→ TASK DIRECTIONS
Retype the whole listing below, character for character.

→ DATA PROVIDED
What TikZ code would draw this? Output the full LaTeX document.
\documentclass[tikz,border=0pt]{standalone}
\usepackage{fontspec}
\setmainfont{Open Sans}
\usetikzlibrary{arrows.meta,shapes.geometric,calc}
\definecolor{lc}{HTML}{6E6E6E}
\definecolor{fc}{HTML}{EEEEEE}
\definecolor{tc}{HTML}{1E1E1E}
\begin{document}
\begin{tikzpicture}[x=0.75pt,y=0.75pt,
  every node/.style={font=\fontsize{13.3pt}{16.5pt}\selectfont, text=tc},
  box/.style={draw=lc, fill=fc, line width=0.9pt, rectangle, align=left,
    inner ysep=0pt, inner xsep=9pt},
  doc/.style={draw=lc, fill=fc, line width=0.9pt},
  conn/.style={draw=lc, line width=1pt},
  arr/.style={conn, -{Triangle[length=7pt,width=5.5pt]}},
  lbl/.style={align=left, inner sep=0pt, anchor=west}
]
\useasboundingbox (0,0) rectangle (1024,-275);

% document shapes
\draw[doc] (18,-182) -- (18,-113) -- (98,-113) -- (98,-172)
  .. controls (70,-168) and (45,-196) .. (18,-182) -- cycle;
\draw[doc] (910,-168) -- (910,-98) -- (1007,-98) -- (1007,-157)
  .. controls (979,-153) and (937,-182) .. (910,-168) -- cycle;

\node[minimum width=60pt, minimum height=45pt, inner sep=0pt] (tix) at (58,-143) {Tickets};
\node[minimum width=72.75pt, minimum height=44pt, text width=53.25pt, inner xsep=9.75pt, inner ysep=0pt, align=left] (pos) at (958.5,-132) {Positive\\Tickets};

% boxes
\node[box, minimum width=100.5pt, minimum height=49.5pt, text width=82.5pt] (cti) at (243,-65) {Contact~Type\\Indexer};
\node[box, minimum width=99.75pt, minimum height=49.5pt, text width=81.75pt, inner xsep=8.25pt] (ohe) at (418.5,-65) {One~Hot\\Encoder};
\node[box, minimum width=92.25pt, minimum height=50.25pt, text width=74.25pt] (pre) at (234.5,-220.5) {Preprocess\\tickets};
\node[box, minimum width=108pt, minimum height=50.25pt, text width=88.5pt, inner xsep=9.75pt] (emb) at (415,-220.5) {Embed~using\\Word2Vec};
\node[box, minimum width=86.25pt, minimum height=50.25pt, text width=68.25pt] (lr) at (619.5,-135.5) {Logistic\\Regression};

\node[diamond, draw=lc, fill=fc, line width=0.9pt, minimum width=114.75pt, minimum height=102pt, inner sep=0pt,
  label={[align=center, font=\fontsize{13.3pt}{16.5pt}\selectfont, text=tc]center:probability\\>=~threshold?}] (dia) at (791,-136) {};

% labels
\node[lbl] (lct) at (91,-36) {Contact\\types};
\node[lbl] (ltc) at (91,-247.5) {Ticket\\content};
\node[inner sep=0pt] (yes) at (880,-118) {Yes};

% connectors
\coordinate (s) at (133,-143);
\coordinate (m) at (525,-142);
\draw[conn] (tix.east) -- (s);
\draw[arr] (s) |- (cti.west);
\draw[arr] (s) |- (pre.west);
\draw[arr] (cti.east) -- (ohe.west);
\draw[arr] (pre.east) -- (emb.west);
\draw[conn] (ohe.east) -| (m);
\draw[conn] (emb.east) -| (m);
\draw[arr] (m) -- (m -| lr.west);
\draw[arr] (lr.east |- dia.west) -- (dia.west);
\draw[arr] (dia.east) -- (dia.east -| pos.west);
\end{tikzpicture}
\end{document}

→ EXERCISE RESULT
What TikZ code would draw this? Output the full LaTeX document.
\documentclass[tikz,border=0pt]{standalone}
\usepackage{fontspec}
\setmainfont{Open Sans}
\usetikzlibrary{arrows.meta,shapes.geometric,calc}
\definecolor{lc}{HTML}{6E6E6E}
\definecolor{fc}{HTML}{EEEEEE}
\definecolor{tc}{HTML}{1E1E1E}
\begin{document}
\begin{tikzpicture}[x=0.75pt,y=0.75pt,
  every node/.style={font=\fontsize{13.3pt}{16.5pt}\selectfont, text=tc},
  box/.style={draw=lc, fill=fc, line width=0.9pt, rectangle, align=left,
    inner ysep=0pt, inner xsep=9pt},
  doc/.style={draw=lc, fill=fc, line width=0.9pt},
  conn/.style={draw=lc, line width=1pt},
  arr/.style={conn, -{Triangle[length=7pt,width=5.5pt]}},
  lbl/.style={align=left, inner sep=0pt, anchor=west}
]
\useasboundingbox (0,0) rectangle (1024,-275);

% document shapes
\draw[doc] (18,-182) -- (18,-113) -- (98,-113) -- (98,-172)
  .. controls (70,-168) and (45,-196) .. (18,-182) -- cycle;
\draw[doc] (910,-168) -- (910,-98) -- (1007,-98) -- (1007,-157)
  .. controls (979,-153) and (937,-182) .. (910,-168) -- cycle;

\node[minimum width=60pt, minimum height=45pt, inner sep=0pt] (tix) at (58,-143) {Tickets};
\node[minimum width=72.75pt, minimum height=44pt, text width=53.25pt, inner xsep=9.75pt, inner ysep=0pt, align=left] (pos) at (958.5,-132) {Positive\\Tickets};

% boxes
\node[box, minimum width=100.5pt, minimum height=49.5pt, text width=82.5pt] (cti) at (243,-65) {Contact~Type\\Indexer};
\node[box, minimum width=99.75pt, minimum height=49.5pt, text width=81.75pt, inner xsep=8.25pt] (ohe) at (418.5,-65) {One~Hot\\Encoder};
\node[box, minimum width=92.25pt, minimum height=50.25pt, text width=74.25pt] (pre) at (234.5,-220.5) {Preprocess\\tickets};
\node[box, minimum width=108pt, minimum height=50.25pt, text width=88.5pt, inner xsep=9.75pt] (emb) at (415,-220.5) {Embed~using\\Word2Vec};
\node[box, minimum width=86.25pt, minimum height=50.25pt, text width=68.25pt] (lr) at (619.5,-135.5) {Logistic\\Regression};

\node[diamond, draw=lc, fill=fc, line width=0.9pt, minimum width=114.75pt, minimum height=102pt, inner sep=0pt,
  label={[align=center, font=\fontsize{13.3pt}{16.5pt}\selectfont, text=tc]center:probability\\>=~threshold?}] (dia) at (791,-136) {};

% labels
\node[lbl] (lct) at (91,-36) {Contact\\types};
\node[lbl] (ltc) at (91,-247.5) {Ticket\\content};
\node[inner sep=0pt] (yes) at (880,-118) {Yes};

% connectors
\coordinate (s) at (133,-143);
\coordinate (m) at (525,-142);
\draw[conn] (tix.east) -- (s);
\draw[arr] (s) |- (cti.west);
\draw[arr] (s) |- (pre.west);
\draw[arr] (cti.east) -- (ohe.west);
\draw[arr] (pre.east) -- (emb.west);
\draw[conn] (ohe.east) -| (m);
\draw[conn] (emb.east) -| (m);
\draw[arr] (m) -- (m -| lr.west);
\draw[arr] (lr.east |- dia.west) -- (dia.west);
\draw[arr] (dia.east) -- (dia.east -| pos.west);
\end{tikzpicture}
\end{document}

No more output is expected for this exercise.